Here is where I'm going to pause and warn you all that this is going to be bitter and it's going to be sad and it will probably offend someone. I'm okay with all of this, though. Bitterness, sadness and being offensive all falls under the heading of "allowable" emotions when dealing with what life has thrown our way. So. Sorry, those of you I offend, but this is real life and real life is messy and offensive.

Back to what I was saying. The United States military. You hear those words and for so many people, it brings to mind honor and courage and well..... commitment. Heard that before? For me, it brings bitterness and anger.

I'll tell you why.

Because, to the military, my husband and his brothers were and continue to be, disposable. They took a strong, young man who had so much promise and wrung every bit of usefulness out of him that they could. Which, I get it. That's the way it works. BUT. The kicker? They used him, wrung him out and then abdicated  all responsibility that they had towards him.

Disappointment.

In this process, we start questioning more and more what that damn honor that comes from serving looks like and well, it's not what it was presented to be. My husband, literally, risked his life for this honor and ideal. He sacrificed years of his life, because, let's face it, disability takes it's toll on a body and he has yet to gain this status. At least in the eyes of our government. He is my hero and my children's hero and he will always be. He fought a war that well.... he shouldn't of.

Disillusionment.

This, folks, this is the dirty secret of war. This is the elephant in the room of veterans. It hovers, man.

It's rarely discussed. There are reasons for this, of course. How can you embrace the fact that you wasted your life for someone else's dirty games? How long can you sit and contemplate this before you break?
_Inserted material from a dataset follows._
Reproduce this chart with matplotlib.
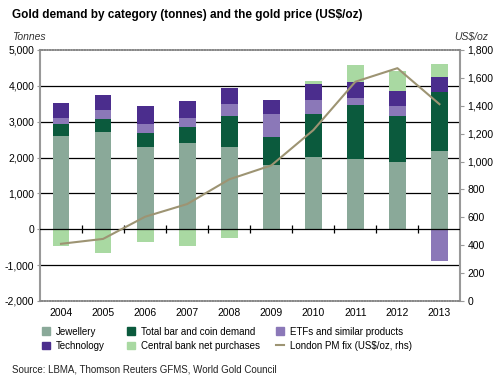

So, it stays rarely talked about, but it's always there. I walk into the VA hospitals and Vet centers and I see the defeat in our fallen warriors eyes. I see it everyday sitting next to me.

You should be ashamed, America.

1 comment:

  1. Yes, my friend. I agree with the above. I think that vets and veteran's families make an effort to honor and be thankful to those who've served because it's well known that war is brutal work. My love and care to you and your husband. Thank him for me.